__Problem to work on__. Give the material once more, word for word, without any images.

__Available data__.
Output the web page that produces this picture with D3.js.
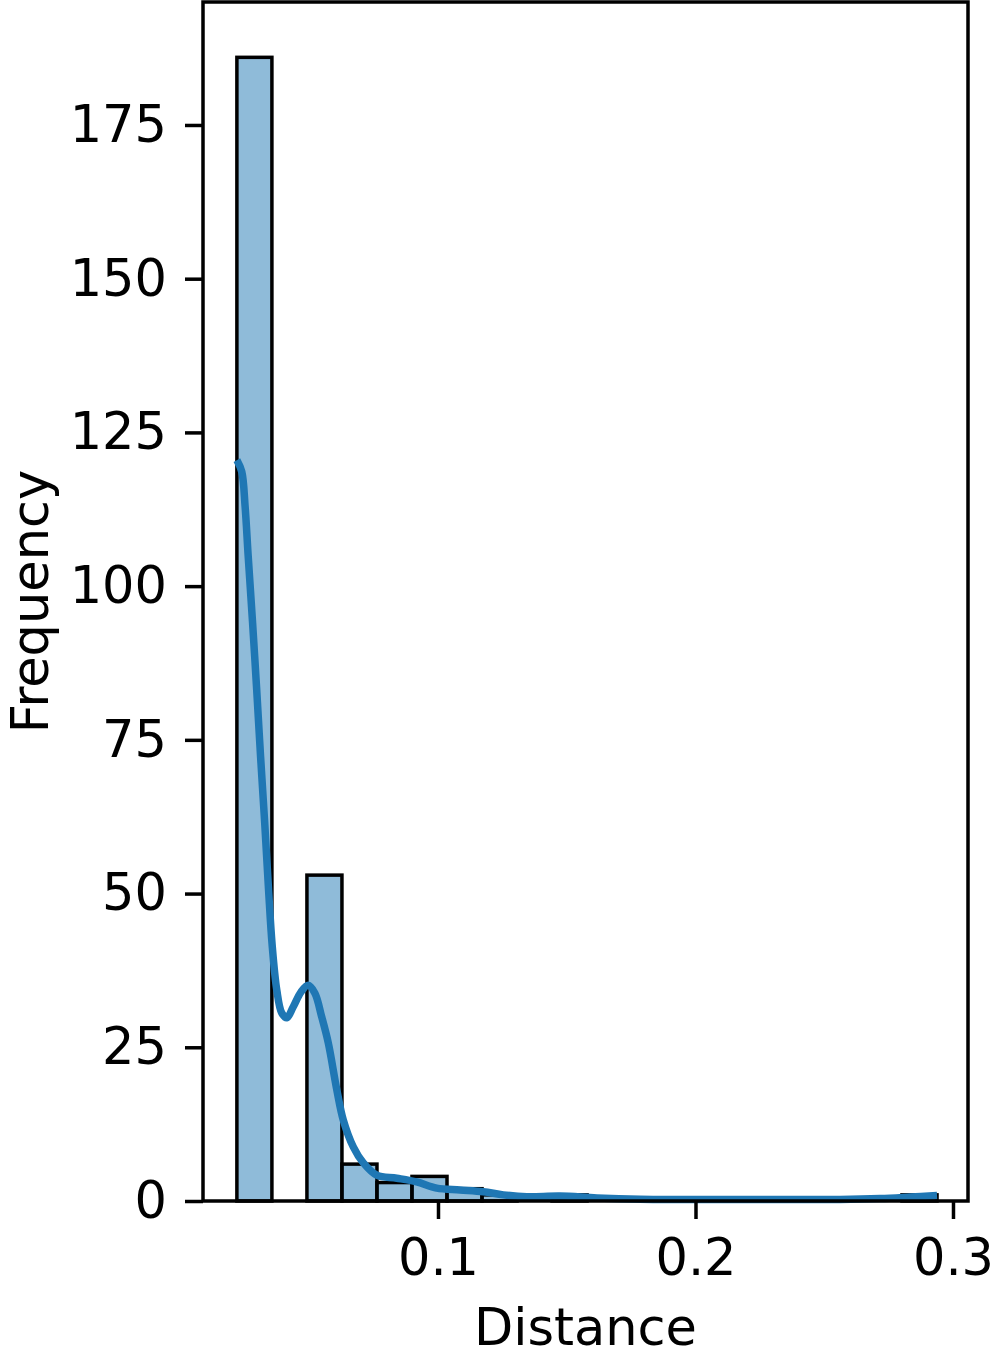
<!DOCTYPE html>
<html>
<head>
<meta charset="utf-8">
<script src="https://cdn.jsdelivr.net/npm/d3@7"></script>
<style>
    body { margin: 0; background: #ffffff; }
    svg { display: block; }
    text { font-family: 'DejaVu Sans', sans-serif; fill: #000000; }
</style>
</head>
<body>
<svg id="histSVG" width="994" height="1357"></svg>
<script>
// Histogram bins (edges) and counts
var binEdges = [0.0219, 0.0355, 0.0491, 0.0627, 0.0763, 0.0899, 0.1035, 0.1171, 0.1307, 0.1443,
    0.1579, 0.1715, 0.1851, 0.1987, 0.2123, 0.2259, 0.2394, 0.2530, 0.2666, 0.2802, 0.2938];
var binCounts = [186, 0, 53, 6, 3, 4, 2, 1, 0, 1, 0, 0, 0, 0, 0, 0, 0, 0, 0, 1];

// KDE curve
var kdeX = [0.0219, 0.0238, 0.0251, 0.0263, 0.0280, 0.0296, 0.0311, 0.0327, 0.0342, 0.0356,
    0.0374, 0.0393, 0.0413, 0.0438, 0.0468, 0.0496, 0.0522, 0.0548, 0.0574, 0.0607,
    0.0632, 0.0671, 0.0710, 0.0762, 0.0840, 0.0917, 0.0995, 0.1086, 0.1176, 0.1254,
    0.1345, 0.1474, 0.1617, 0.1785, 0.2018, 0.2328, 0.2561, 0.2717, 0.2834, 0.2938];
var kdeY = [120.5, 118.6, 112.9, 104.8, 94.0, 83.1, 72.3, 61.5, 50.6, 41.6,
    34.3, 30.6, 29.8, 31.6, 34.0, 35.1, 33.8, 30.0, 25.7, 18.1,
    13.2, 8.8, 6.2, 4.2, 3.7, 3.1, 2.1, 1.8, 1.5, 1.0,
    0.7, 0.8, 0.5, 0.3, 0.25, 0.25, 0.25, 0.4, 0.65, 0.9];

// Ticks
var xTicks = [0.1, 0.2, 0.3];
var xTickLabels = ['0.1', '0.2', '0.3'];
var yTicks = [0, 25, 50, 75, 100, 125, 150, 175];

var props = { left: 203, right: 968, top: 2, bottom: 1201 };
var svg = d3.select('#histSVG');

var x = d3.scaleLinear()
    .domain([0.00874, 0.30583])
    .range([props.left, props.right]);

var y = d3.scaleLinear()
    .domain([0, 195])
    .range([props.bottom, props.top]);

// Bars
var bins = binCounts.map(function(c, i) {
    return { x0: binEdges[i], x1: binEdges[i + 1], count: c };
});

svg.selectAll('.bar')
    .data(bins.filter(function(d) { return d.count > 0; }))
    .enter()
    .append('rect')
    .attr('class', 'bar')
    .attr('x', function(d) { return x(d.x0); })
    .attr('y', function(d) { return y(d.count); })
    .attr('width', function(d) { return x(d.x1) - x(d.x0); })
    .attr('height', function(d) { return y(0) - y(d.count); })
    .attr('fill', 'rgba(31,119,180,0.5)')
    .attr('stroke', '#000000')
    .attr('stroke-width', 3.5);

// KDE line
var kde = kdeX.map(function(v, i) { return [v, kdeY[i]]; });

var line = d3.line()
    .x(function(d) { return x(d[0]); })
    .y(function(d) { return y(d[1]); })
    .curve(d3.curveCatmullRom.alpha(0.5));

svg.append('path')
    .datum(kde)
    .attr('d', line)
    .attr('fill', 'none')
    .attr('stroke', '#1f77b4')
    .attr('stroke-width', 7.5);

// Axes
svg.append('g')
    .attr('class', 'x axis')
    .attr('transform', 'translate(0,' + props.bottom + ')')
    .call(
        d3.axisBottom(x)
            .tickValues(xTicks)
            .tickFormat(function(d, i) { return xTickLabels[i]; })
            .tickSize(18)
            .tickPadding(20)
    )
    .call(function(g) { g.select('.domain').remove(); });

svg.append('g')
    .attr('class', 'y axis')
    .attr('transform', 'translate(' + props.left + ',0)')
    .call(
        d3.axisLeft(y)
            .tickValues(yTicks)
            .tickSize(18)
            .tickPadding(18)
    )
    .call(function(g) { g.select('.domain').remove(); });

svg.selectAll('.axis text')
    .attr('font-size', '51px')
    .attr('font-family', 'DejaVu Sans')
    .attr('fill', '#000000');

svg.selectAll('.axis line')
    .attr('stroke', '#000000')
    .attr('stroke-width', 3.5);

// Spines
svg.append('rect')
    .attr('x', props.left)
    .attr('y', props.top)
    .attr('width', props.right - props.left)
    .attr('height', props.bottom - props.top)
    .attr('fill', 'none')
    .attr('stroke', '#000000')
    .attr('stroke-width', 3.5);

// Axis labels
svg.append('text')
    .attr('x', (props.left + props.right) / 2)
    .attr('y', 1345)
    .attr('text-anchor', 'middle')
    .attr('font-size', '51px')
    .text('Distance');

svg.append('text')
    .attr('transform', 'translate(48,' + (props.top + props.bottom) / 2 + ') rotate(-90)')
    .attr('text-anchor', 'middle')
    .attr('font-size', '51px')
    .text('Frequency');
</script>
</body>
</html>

__Complete response__.
Output the web page that produces this picture with D3.js.
<!DOCTYPE html>
<html>
<head>
<meta charset="utf-8">
<script src="https://cdn.jsdelivr.net/npm/d3@7"></script>
<style>
    body { margin: 0; background: #ffffff; }
    svg { display: block; }
    text { font-family: 'DejaVu Sans', sans-serif; fill: #000000; }
</style>
</head>
<body>
<svg id="histSVG" width="994" height="1357"></svg>
<script>
// Histogram bins (edges) and counts
var binEdges = [0.0219, 0.0355, 0.0491, 0.0627, 0.0763, 0.0899, 0.1035, 0.1171, 0.1307, 0.1443,
    0.1579, 0.1715, 0.1851, 0.1987, 0.2123, 0.2259, 0.2394, 0.2530, 0.2666, 0.2802, 0.2938];
var binCounts = [186, 0, 53, 6, 3, 4, 2, 1, 0, 1, 0, 0, 0, 0, 0, 0, 0, 0, 0, 1];

// KDE curve
var kdeX = [0.0219, 0.0238, 0.0251, 0.0263, 0.0280, 0.0296, 0.0311, 0.0327, 0.0342, 0.0356,
    0.0374, 0.0393, 0.0413, 0.0438, 0.0468, 0.0496, 0.0522, 0.0548, 0.0574, 0.0607,
    0.0632, 0.0671, 0.0710, 0.0762, 0.0840, 0.0917, 0.0995, 0.1086, 0.1176, 0.1254,
    0.1345, 0.1474, 0.1617, 0.1785, 0.2018, 0.2328, 0.2561, 0.2717, 0.2834, 0.2938];
var kdeY = [120.5, 118.6, 112.9, 104.8, 94.0, 83.1, 72.3, 61.5, 50.6, 41.6,
    34.3, 30.6, 29.8, 31.6, 34.0, 35.1, 33.8, 30.0, 25.7, 18.1,
    13.2, 8.8, 6.2, 4.2, 3.7, 3.1, 2.1, 1.8, 1.5, 1.0,
    0.7, 0.8, 0.5, 0.3, 0.25, 0.25, 0.25, 0.4, 0.65, 0.9];

// Ticks
var xTicks = [0.1, 0.2, 0.3];
var xTickLabels = ['0.1', '0.2', '0.3'];
var yTicks = [0, 25, 50, 75, 100, 125, 150, 175];

var props = { left: 203, right: 968, top: 2, bottom: 1201 };
var svg = d3.select('#histSVG');

var x = d3.scaleLinear()
    .domain([0.00874, 0.30583])
    .range([props.left, props.right]);

var y = d3.scaleLinear()
    .domain([0, 195])
    .range([props.bottom, props.top]);

// Bars
var bins = binCounts.map(function(c, i) {
    return { x0: binEdges[i], x1: binEdges[i + 1], count: c };
});

svg.selectAll('.bar')
    .data(bins.filter(function(d) { return d.count > 0; }))
    .enter()
    .append('rect')
    .attr('class', 'bar')
    .attr('x', function(d) { return x(d.x0); })
    .attr('y', function(d) { return y(d.count); })
    .attr('width', function(d) { return x(d.x1) - x(d.x0); })
    .attr('height', function(d) { return y(0) - y(d.count); })
    .attr('fill', 'rgba(31,119,180,0.5)')
    .attr('stroke', '#000000')
    .attr('stroke-width', 3.5);

// KDE line
var kde = kdeX.map(function(v, i) { return [v, kdeY[i]]; });

var line = d3.line()
    .x(function(d) { return x(d[0]); })
    .y(function(d) { return y(d[1]); })
    .curve(d3.curveCatmullRom.alpha(0.5));

svg.append('path')
    .datum(kde)
    .attr('d', line)
    .attr('fill', 'none')
    .attr('stroke', '#1f77b4')
    .attr('stroke-width', 7.5);

// Axes
svg.append('g')
    .attr('class', 'x axis')
    .attr('transform', 'translate(0,' + props.bottom + ')')
    .call(
        d3.axisBottom(x)
            .tickValues(xTicks)
            .tickFormat(function(d, i) { return xTickLabels[i]; })
            .tickSize(18)
            .tickPadding(20)
    )
    .call(function(g) { g.select('.domain').remove(); });

svg.append('g')
    .attr('class', 'y axis')
    .attr('transform', 'translate(' + props.left + ',0)')
    .call(
        d3.axisLeft(y)
            .tickValues(yTicks)
            .tickSize(18)
            .tickPadding(18)
    )
    .call(function(g) { g.select('.domain').remove(); });

svg.selectAll('.axis text')
    .attr('font-size', '51px')
    .attr('font-family', 'DejaVu Sans')
    .attr('fill', '#000000');

svg.selectAll('.axis line')
    .attr('stroke', '#000000')
    .attr('stroke-width', 3.5);

// Spines
svg.append('rect')
    .attr('x', props.left)
    .attr('y', props.top)
    .attr('width', props.right - props.left)
    .attr('height', props.bottom - props.top)
    .attr('fill', 'none')
    .attr('stroke', '#000000')
    .attr('stroke-width', 3.5);

// Axis labels
svg.append('text')
    .attr('x', (props.left + props.right) / 2)
    .attr('y', 1345)
    .attr('text-anchor', 'middle')
    .attr('font-size', '51px')
    .text('Distance');

svg.append('text')
    .attr('transform', 'translate(48,' + (props.top + props.bottom) / 2 + ') rotate(-90)')
    .attr('text-anchor', 'middle')
    .attr('font-size', '51px')
    .text('Frequency');
</script>
</body>
</html>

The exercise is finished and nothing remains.